GE Aerospace Stock Takes a Hit: Is It Time to Invest?
The decline in GE Aerospace's stock following its latest earnings report seems exaggerated.
The stock plummeted 9% after the release, even though management raised its full-year expectations for operating profit, earnings per share (EPS), and free cash flow (FCF). It's a rare occurrence to see such a drop when the reported numbers actually paint a positive picture.
Understanding GE Aerospace's Recent Developments
The earnings report revealed an increased guidance across various financial metrics. Despite this, investors reacted negatively, indicating that their concerns lie beyond the surface-level figures. A closer look suggests that supply chain issues and anticipated delivery shortfalls of the LEAP engine could be weighing on investor sentiment.
Full-Year 2024 Guidance Metrics | July | Current |
---|---|---|
Adjusted revenue growth | High single digits | High single digits |
Operating profit | $6.5 billion to $6.8 billion | $6.7 billion to $6.9 billion |
Adjusted EPS | $3.95-$4.20 | $4.20-$4.35 |
Free cash flow | $5.3 billion to $5.6 billion | $5.6 billion to $5.8 billion |
Data sourced from GE Aerospace presentations.
LEAP Engine Delivery Challenges
GE Aerospace operates primarily through two segments: Commercial Engines & Services (CES) and Defense & Propulsion Technologies (DPT). CES is far more critical to the company, holding a substantial share in the commercial aviation market with engines for aircraft such as the Boeing 737 MAX and the Airbus A320neo.
This segment has shown robust growth, leading to an increase in operating profit guidance. Yet, supply chain disruptions have raised concerns about the ability to deliver the popular LEAP engine. This is particularly significant as the LEAP engine is essential for various aircraft models.
Delivery growth forecasts for the LEAP engine have been notably reduced, as shown in the table below. While fewer deliveries won't immediately affect near-term profits, they can impact future revenues, especially from aftermarket sales.
GE Aerospace Full-Year Guidance | At January | At April | At July | Current |
---|---|---|---|---|
LEAP deliveries growth | 20%-25% | 10%-15% | 0%-5% | Down 10% |
Data sourced from GE Aerospace presentations.
Defense & Propulsion Technologies Outlook
For the DPT segment, management maintains a profit guidance range of $1 billion to $1.3 billion, with expectations leaning toward the lower end in light of increased research and development costs. This indicates broader industry trends where the complexity of defense technologies and strategic bargaining by governments continue to exert downward pressure on profitability.
A Case of Market Overreaction?
The stock's sell-off seems unwarranted when evaluating the fundamentals. Although the news from the DPT sector is discouraging, this segment does not drive the majority of GE's earnings.

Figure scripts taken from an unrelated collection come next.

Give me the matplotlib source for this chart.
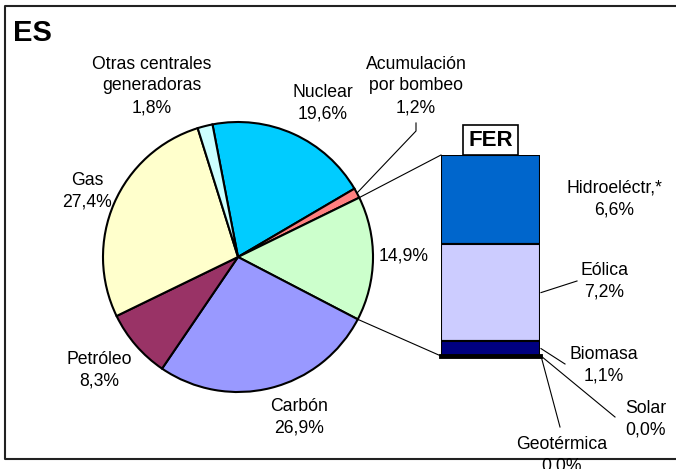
import numpy as np
import matplotlib
matplotlib.use("Agg")
import matplotlib.pyplot as plt

plt.rcParams['font.family'] = ['Liberation Sans', 'DejaVu Sans']

# datos del grafico
sectores = ["Nuclear", "Acumulación\npor bombeo", "FER", "Carbón", "Petróleo", "Gas",
            "Otras centrales\ngeneradoras"]
valores = [19.6, 1.2, 14.9, 26.9, 8.3, 27.4, 1.8]
colores = ["#00CCFF", "#FF8080", "#CCFFCC", "#9999FF", "#993366", "#FFFFCC", "#CCFFFF"]

fer_nombres = ["Hidroeléctr.*", "Eólica", "Biomasa", "Solar", "Geotérmica"]
fer_valores = [6.6, 7.2, 1.1, 0.0, 0.0]
fer_colores = ["#0066CC", "#CCCCFF", "#000080", "#000000", "#000000"]

W, H = 676, 469
fig = plt.figure(figsize=(W / 100, H / 100), dpi=100)

# ejes de pixeles para textos y lineas
ax0 = fig.add_axes([0, 0, 1, 1], zorder=3)
ax0.set_xlim(0, W)
ax0.set_ylim(H, 0)
ax0.axis("off")
ax0.patch.set_alpha(0)

# pastel
cx, cy, r = 238, 257, 135
axp = fig.add_axes([(cx - r) / W, (H - cy - r) / H, 2 * r / W, 2 * r / H])
start = 100.9
axp.pie(valores, colors=colores, startangle=start, counterclock=False,
        wedgeprops=dict(edgecolor="black", linewidth=1.5))
axp.set_xlim(-1, 1)
axp.set_ylim(-1, 1)

# barra FER
bx0, bx1, by0, by1 = 441, 540, 155, 356
axb = fig.add_axes([bx0 / W, (H - by1) / H, (bx1 - bx0) / W, (by1 - by0) / H])
pos = sum(fer_valores)
for v, c in zip(fer_valores, fer_colores):
    axb.bar(0, v, width=1, bottom=pos - v, color=c, edgecolor="black", linewidth=1.5)
    pos -= v
axb.set_xlim(-0.5, 0.5)
axb.set_ylim(0, sum(fer_valores))
axb.axis("off")
# borde inferior (solar + geotermica ~0)
axb.axhline(0, color="black", lw=3.5, clip_on=False)

# conversion a pixeles
def a_pix(ax, x, y):
    d = ax.transData.transform((x, y))
    return ax0.transData.inverted().transform(d)

# angulos del sector FER
cum = np.cumsum([0] + valores)
ang = start - 360 * cum / sum(valores)
i = sectores.index("FER")
a1, a2 = np.radians(ang[i]), np.radians(ang[i + 1])
p1 = a_pix(axp, np.cos(a1), np.sin(a1))
p2 = a_pix(axp, np.cos(a2), np.sin(a2))
t_top = a_pix(axb, -0.5, sum(fer_valores))
t_bot = a_pix(axb, -0.5, 0)
ax0.plot([p1[0], t_top[0]], [p1[1], t_top[1]], color="black", lw=0.8)
ax0.plot([p2[0], t_bot[0]], [p2[1], t_bot[1]], color="black", lw=0.8)

# linea a acumulacion
j = sectores.index("Acumulación\npor bombeo")
am = np.radians((ang[j] + ang[j + 1]) / 2)
pa = a_pix(axp, np.cos(am), np.sin(am))
ax0.plot([416, 416, pa[0]], [123, 131, pa[1]], color="black", lw=0.8)

def etiqueta(n, v):
    return f"{n}\n{v:.1f}%".replace(".", ",")

fs = 12.7
ls = 1.36
pie_pos = {
    "Nuclear": (323, 103),
    "Acumulación\npor bombeo": (416, 86),
    "Carbón": (299, 417),
    "Petróleo": (99, 370),
    "Gas": (87, 191),
    "Otras centrales\ngeneradoras": (152, 86),
}
for n, v in zip(sectores, valores):
    if n == "FER":
        ax0.text(404, 256, f"{v:.1f}%".replace(".", ","), ha="center", va="center", fontsize=fs)
        continue
    x, y = pie_pos[n]
    ax0.text(x, y, etiqueta(n, v), ha="center", va="center", fontsize=fs, linespacing=ls)

# etiquetas FER
fer_pos = [(614, 199), (604, 281), (604, 365), (646, 419), (562, 455)]
fer_linea = [None, (577, 281), (565, 364), (615, 417), (560, 427)]
ybar = [a_pix(axb, 0.5, sum(fer_valores) - sum(fer_valores[:k]) - fer_valores[k] / 2)[1]
        for k in range(len(fer_valores))]
for k, (n, v) in enumerate(zip(fer_nombres, fer_valores)):
    x, y = fer_pos[k]
    ax0.text(x, y, etiqueta(n, v), ha="center", va="center", fontsize=fs,
             linespacing=ls, clip_on=False)
    if fer_linea[k] is not None:
        xb = a_pix(axb, 0.5, 0)[0] + 1
        yb = min(ybar[k], a_pix(axb, 0.5, 0)[1])
        ax0.plot([xb, fer_linea[k][0]], [yb, fer_linea[k][1]], color="black", lw=0.8)

ax0.text(490.5, 140, "FER", ha="center", va="center", fontsize=16, fontweight="bold",
         bbox=dict(boxstyle="square,pad=0.22", facecolor="white", edgecolor="black", linewidth=1.2))

ax0.text(13, 33, "ES", ha="left", va="center", fontsize=21, fontweight="bold")

# marco
ax0.plot([W + 5, 5, 5, W + 5], [6, 6, 459, 459], color="#222222", lw=1.5, clip_on=False)

fig.savefig("out.png", dpi=100)
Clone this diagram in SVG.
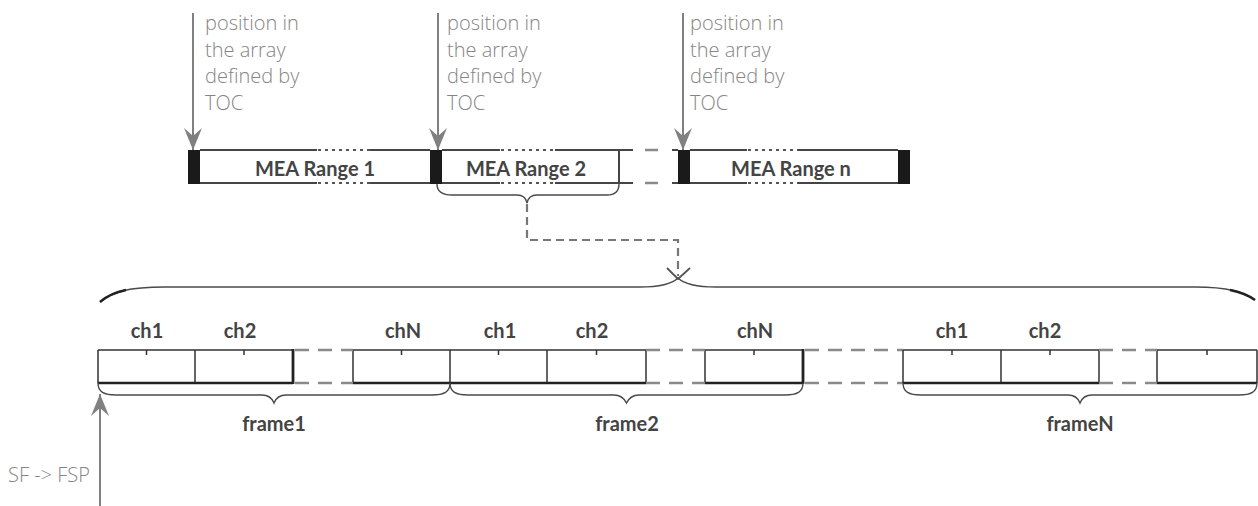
<svg xmlns="http://www.w3.org/2000/svg" width="1258" height="506" viewBox="0 0 1258 506">
  <style>
    .note { font-family: "Open Sans", "Liberation Sans", sans-serif; font-weight: 300; font-size: 20px; fill: #858585; }
    .lbl { font-family: Lato, "Liberation Sans", sans-serif; font-weight: 700; font-size: 20px; fill: #444; text-anchor: middle; }
    .ptr { stroke: #808080; stroke-width: 2; fill: none; }
    .bar { stroke: #454545; stroke-width: 2; fill: none; }
    .dot { stroke: #555; stroke-width: 2; stroke-dasharray: 3 4; fill: none; }
    .gap { stroke: #8a8a8a; stroke-width: 2.5; stroke-dasharray: 14 9; fill: none; }
    .blk { fill: #1a1a1a; }
    .cell { stroke: #333; stroke-width: 1.5; fill: none; }
    .base { stroke: #222; stroke-width: 2.5; fill: none; }
    .thick { stroke: #222; stroke-width: 2.8; fill: none; }
    .brace { stroke: #4a4a4a; stroke-width: 1.4; fill: none; }
    .link { stroke: #777; stroke-width: 2.2; stroke-dasharray: 8 5; fill: none; }
  </style>
  <defs>
    <marker id="head" viewBox="0 0 22 20" refX="22" refY="10" markerWidth="22" markerHeight="20" markerUnits="userSpaceOnUse" orient="auto">
      <path d="M22,10 L0,1 L8,10 L0,19 Z" fill="#808080"/>
    </marker>
  </defs>

  <!-- TOC pointers with notes -->
  <g id="toc1">
    <line class="ptr" x1="193" y1="13" x2="193" y2="150" marker-end="url(#head)"/>
    <text class="note"><tspan x="205" y="30">position in</tspan><tspan x="205" y="56.5">the array</tspan><tspan x="205" y="83">defined by</tspan><tspan x="205" y="109.5">TOC</tspan></text>
  </g>
  <g id="toc2">
    <line class="ptr" x1="438" y1="13" x2="438" y2="150" marker-end="url(#head)"/>
    <text class="note"><tspan x="447" y="30">position in</tspan><tspan x="447" y="56.5">the array</tspan><tspan x="447" y="83">defined by</tspan><tspan x="447" y="109.5">TOC</tspan></text>
  </g>
  <g id="toc3">
    <line class="ptr" x1="683" y1="13" x2="683" y2="150" marker-end="url(#head)"/>
    <text class="note"><tspan x="690" y="30">position in</tspan><tspan x="690" y="56.5">the array</tspan><tspan x="690" y="83">defined by</tspan><tspan x="690" y="109.5">TOC</tspan></text>
  </g>

  <!-- MEA range array -->
  <g id="range1">
    <rect class="blk" x="188" y="150" width="12" height="34"/>
    <path class="bar" d="M200,150 H317 M370,150 H430 M200,183 H317 M370,183 H430"/>
    <path class="dot" d="M318,150 H370 M318,183 H370"/>
    <text class="lbl" x="315" y="176">MEA Range 1</text>
  </g>
  <g id="range2">
    <rect class="blk" x="430" y="150" width="12" height="34"/>
    <path class="bar" d="M442,150 H500 M555,150 H633 M442,183 H500 M555,183 H633 M619,150 V184"/>
    <path class="dot" d="M501,150 H555 M501,183 H555"/>
    <text class="lbl" x="526" y="176">MEA Range 2</text>
    <path class="brace" d="M437,184 C437,192 442,195 452,195 L517,195 C522,195 526,198 527,203 C528,198 532,195 537,195 L607,195 C615,195 619,192 619,184"/>
  </g>
  <g id="range-gap">
    <path class="gap" d="M645,150 H658 M645,183 H658"/>
  </g>
  <g id="rangeN">
    <path class="bar" d="M672,150 H678 M672,183 H678"/>
    <rect class="blk" x="678" y="150" width="12" height="34"/>
    <path class="bar" d="M690,150 H747 M798,150 H898 M690,183 H747 M798,183 H898"/>
    <path class="dot" d="M748,150 H798 M748,183 H798"/>
    <rect class="blk" x="898" y="150" width="12" height="34"/>
    <text class="lbl" x="791" y="176">MEA Range n</text>
  </g>

  <!-- expansion of one range into frames -->
  <g id="connectors">
    <path class="link" d="M527,204 V240 H678 V276"/>
    <path d="M667,268 L678,279 L690,268" stroke="#555" stroke-width="1.8" fill="none"/>
    <path class="brace" stroke-width="1.2" d="M100,302 C112,292 128,287 165,287 L640,287 C660,287 672,284 678,278 C684,284 696,287 716,287 L1195,287 C1228,287 1244,292 1255,300"/>
    <path d="M100,302 C108,295 116,292 126,290" stroke="#222" stroke-width="2.4" fill="none"/>
    <path d="M1255,300 C1248,295 1240,292 1230,290" stroke="#222" stroke-width="2.4" fill="none"/>
  </g>

  <g id="frame1">
    <path class="cell" d="M98,350 H293 M98,350 V383 M195,350 V383 M353,350 H450 M353,350 V383 M450,350 V383"/>
    <path class="cell" d="M146.5,350 V355 M244,350 V355 M401.5,350 V355"/>
    <path class="base" d="M98,383 H293 M353,383 H450"/>
    <path class="thick" d="M293,349 V384"/>
    <text class="lbl" x="147" y="338">ch1</text>
    <text class="lbl" x="240" y="338">ch2</text>
    <text class="lbl" x="403" y="338">chN</text>
    <path class="brace" d="M98,383 C98,392 104,395 116,395 L262,395 C268,395 272,398 274,403 C276,398 280,395 286,395 L432,395 C444,395 450,392 450,383"/>
    <text class="lbl" x="274" y="431">frame1</text>
  </g>
  <path class="gap" d="M295,350 H353 M295,383 H353"/>

  <g id="frame2">
    <path class="cell" d="M450,350 H646 M547,350 V383 M646,350 V383 M705,350 H803 M705,350 V383"/>
    <path class="cell" d="M498.5,350 V355 M596.5,350 V355 M754,350 V355"/>
    <path class="base" d="M450,383 H646 M705,383 H803"/>
    <path class="thick" d="M803,349 V384"/>
    <text class="lbl" x="500" y="338">ch1</text>
    <text class="lbl" x="592" y="338">ch2</text>
    <text class="lbl" x="755" y="338">chN</text>
    <path class="brace" d="M450,383 C450,392 456,395 468,395 L614,395 C620,395 624,398 626.5,403 C629,398 633,395 639,395 L785,395 C797,395 803,392 803,383"/>
    <text class="lbl" x="627" y="431">frame2</text>
  </g>
  <path class="gap" d="M646,350 H705 M646,383 H705 M805,350 H903 M805,383 H903"/>

  <g id="frameN">
    <path class="cell" d="M903,350 H1099 M903,350 V383 M1001,350 V383 M1099,350 V383 M1157,350 H1257 M1157,350 V383 M1257,350 V383"/>
    <path class="cell" d="M952,350 V355 M1050,350 V355 M1207,350 V355"/>
    <path class="base" d="M903,383 H1099 M1157,383 H1257"/>
    <text class="lbl" x="952" y="338">ch1</text>
    <text class="lbl" x="1045" y="338">ch2</text>
    <path class="brace" d="M903,383 C903,392 909,395 921,395 L1068,395 C1074,395 1078,398 1080,403 C1082,398 1086,395 1092,395 L1239,395 C1251,395 1257,392 1257,383"/>
    <text class="lbl" x="1080" y="431">frameN</text>
  </g>
  <path class="gap" d="M1099,350 H1157 M1099,383 H1157"/>

  <!-- start of frame pointer -->
  <g id="sf-fsp">
    <line class="ptr" x1="100" y1="506" x2="100" y2="394" marker-end="url(#head)"/>
    <text class="note" x="8" y="482">SF -&gt; FSP</text>
  </g>
</svg>
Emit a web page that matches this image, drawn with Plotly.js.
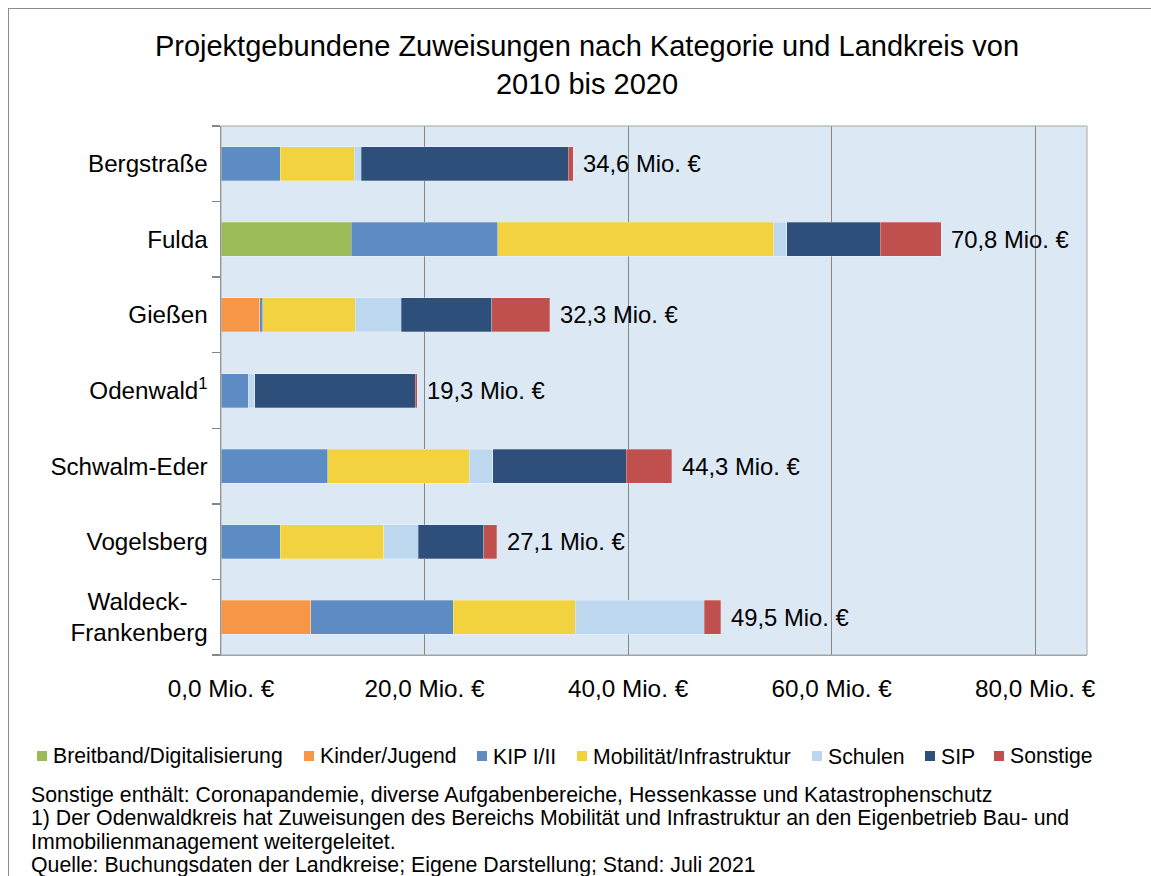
<!DOCTYPE html>
<html>
<head>
<meta charset="utf-8">
<script src="https://cdn.plot.ly/plotly-3.0.1.min.js"></script>
<style>
  html, body { margin: 0; padding: 0; background: #ffffff; }
  #chart { width: 1151px; height: 876px; }
  #frame { position: absolute; left: 8px; top: 8px; width: 1200px; height: 900px;
           border: 1.5px solid #8c8c8c; pointer-events: none; box-sizing: border-box; }
</style>
</head>
<body>
<div id="chart"></div>
<div id="frame"></div>
<script>
// ---- data (Mio. €) ----
const categories = ['Bergstraße', 'Fulda', 'Gießen', 'Odenwald', 'Schwalm-Eder', 'Vogelsberg', 'Waldeck-Frankenberg'];
const categoryLabels = ['Bergstraße', 'Fulda', 'Gießen', 'Odenwald<sup>1</sup>', 'Schwalm-Eder', 'Vogelsberg', 'Waldeck-\u00a0\u00a0\u00a0<br>Frankenberg'];
const seriesNames = ['Breitband/Digitalisierung', 'Kinder/Jugend', 'KIP I/II', 'Mobilität/Infrastruktur', 'Schulen', 'SIP', 'Sonstige'];
const breitband = [0, 12.8, 0, 0, 0, 0, 0];
const kinder    = [0, 0, 3.8, 0, 0, 0, 8.8];
const kip       = [5.8, 14.4, 0.3, 2.7, 10.5, 5.8, 14.0];
const mobil     = [7.3, 27.1, 9.1, 0, 13.9, 10.2, 12.0];
const schulen   = [0.7, 1.3, 4.5, 0.6, 2.3, 3.4, 12.7];
const sip       = [20.3, 9.2, 8.9, 15.8, 13.1, 6.4, 0];
const sonstige  = [0.5, 6.0, 5.7, 0.2, 4.5, 1.3, 1.6];
const totalLabels = ['34,6 Mio. €', '70,8 Mio. €', '32,3 Mio. €', '19,3 Mio. €', '44,3 Mio. €', '27,1 Mio. €', '49,5 Mio. €'];
const xTickVals = [0, 20, 40, 60, 80];
const xTickText = ['0,0 Mio. €', '20,0 Mio. €', '40,0 Mio. €', '60,0 Mio. €', '80,0 Mio. €'];
const footnotes = [
  'Sonstige enthält: Coronapandemie, diverse Aufgabenbereiche, Hessenkasse und Katastrophenschutz',
  '1) Der Odenwaldkreis hat Zuweisungen des Bereichs Mobilität und Infrastruktur an den Eigenbetrieb Bau- und',
  'Immobilienmanagement weitergeleitet.',
  'Quelle: Buchungsdaten der Landkreise; Eigene Darstellung; Stand: Juli 2021'
];

const seriesValues = [breitband, kinder, kip, mobil, schulen, sip, sonstige];
const colors = ['#9bbb59', '#f79646', '#5d8bc3', '#f2d23e', '#bdd7ee', '#2d4f79', '#c0504d'];

const FONT = 'Liberation Sans, Arial, sans-serif';

// plot area in pixels
const L = 221, R = 1087, T = 126, B = 655;
const W = 1151, H = 876;
const py = p => (B - p) / (B - T);
const px = p => (p - L) / (R - L);

const traces = seriesValues.map((vals, i) => ({
  type: 'bar',
  orientation: 'h',
  name: seriesNames[i],
  x: vals,
  y: categories,
  width: 0.45,
  marker: { color: colors[i], line: { width: 0.6, color: 'rgba(255,255,255,0.45)' } },
  hoverinfo: 'x+name'
}));

const totals = categories.map((c, k) => seriesValues.reduce((s, arr) => s + arr[k], 0));

const annotations = categories.map((c, k) => ({
  x: totals[k], y: c, xref: 'x', yref: 'y',
  text: totalLabels[k], showarrow: false,
  xanchor: 'left', yanchor: 'middle', xshift: 8,
  font: { family: FONT, size: 23.8, color: '#000000' }
}));

const footY = [795, 818, 842, 865];
footnotes.forEach((t, i) => {
  annotations.push({
    x: px(29), y: py(footY[i]), xref: 'paper', yref: 'paper',
    text: t, showarrow: false, xanchor: 'left', yanchor: 'middle',
    font: { family: FONT, size: 21.3, color: '#000000' }
  });
});

// custom compact legend (squares + labels), left pixel of each square
const legendSquareLeft = [37, 304, 477, 577, 812, 925, 994];
const legendCenterY = 756;
const shapes = [
  { type: 'rect', xref: 'paper', yref: 'paper', x0: 0, x1: 1, y0: 0, y1: 1,
    line: { color: '#a6a6a6', width: 1 }, fillcolor: 'rgba(0,0,0,0)', layer: 'above' }
];
seriesNames.forEach((n, i) => {
  const x0 = legendSquareLeft[i];
  shapes.push({
    type: 'rect', xref: 'paper', yref: 'paper',
    x0: px(x0), x1: px(x0 + 10), y0: py(legendCenterY + 5), y1: py(legendCenterY - 5),
    line: { width: 0 }, fillcolor: colors[i]
  });
  annotations.push({
    x: px(x0 + 14), y: py(legendCenterY), xref: 'paper', yref: 'paper',
    text: n, showarrow: false, xanchor: 'left', yanchor: 'middle',
    font: { family: FONT, size: 21.2, color: '#000000' }
  });
});

const layout = {
  width: W, height: H,
  margin: { l: L, r: W - R, t: T, b: H - B, pad: 0 },
  paper_bgcolor: '#ffffff',
  plot_bgcolor: '#dce9f5',
  barmode: 'stack',
  font: { family: FONT, size: 20, color: '#000000' },
  title: {
    text: 'Projektgebundene Zuweisungen nach Kategorie und Landkreis von<br>2010 bis 2020',
    font: { family: FONT, size: 29, color: '#000000' },
    x: 587 / W, xref: 'container', xanchor: 'center',
    y: 1 - 56 / H, yref: 'container', yanchor: 'top'
  },
  xaxis: {
    range: [0, 85.1],
    tickvals: xTickVals, ticktext: xTickText,
    showgrid: true, gridcolor: '#878787', gridwidth: 1,
    zeroline: false,
    showline: true, linecolor: '#a0a0a0', linewidth: 1,
    ticks: '', ticklabelstandoff: 12,
    tickfont: { family: FONT, size: 24.3, color: '#000000' },
    fixedrange: true
  },
  yaxis: {
    type: 'category',
    autorange: 'reversed',
    tickvals: categories, ticktext: categoryLabels,
    tickson: 'boundaries',
    ticks: 'outside', ticklen: 8, tickcolor: '#868686', tickwidth: 1.5,
    showline: true, linecolor: '#868686', linewidth: 1.5,
    showgrid: false, zeroline: false,
    ticklabelstandoff: 7,
    tickfont: { family: FONT, size: 24.2, color: '#000000' },
    fixedrange: true
  },
  shapes: shapes,
  annotations: annotations,
  showlegend: false
};

Plotly.newPlot('chart', traces, layout, { displayModeBar: false, staticPlot: true });
</script>
</body>
</html>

Despite concerns regarding LEAP engine deliveries, the demand for aircraft remains robust. Top manufacturers like Boeing and Airbus have substantial backlogs and continue to secure new orders. While delivery schedules are pushed back, they have not been canceled outright. Management has even indicated that they anticipate an upswing in LEAP engine deliveries by 2025.
Additionally, the decrease in LEAP deliveries obscured the impressive 29% rise in CES orders during the quarter, contributing to a 33% increase year-to-date. Overall, GE Aerospace has reported a 26% increase in orders so far this year, and with a strong demand for commercial aerospace services, the recent stock sell-off appears unjustified.
Note: The author has no positions in any of the mentioned stocks.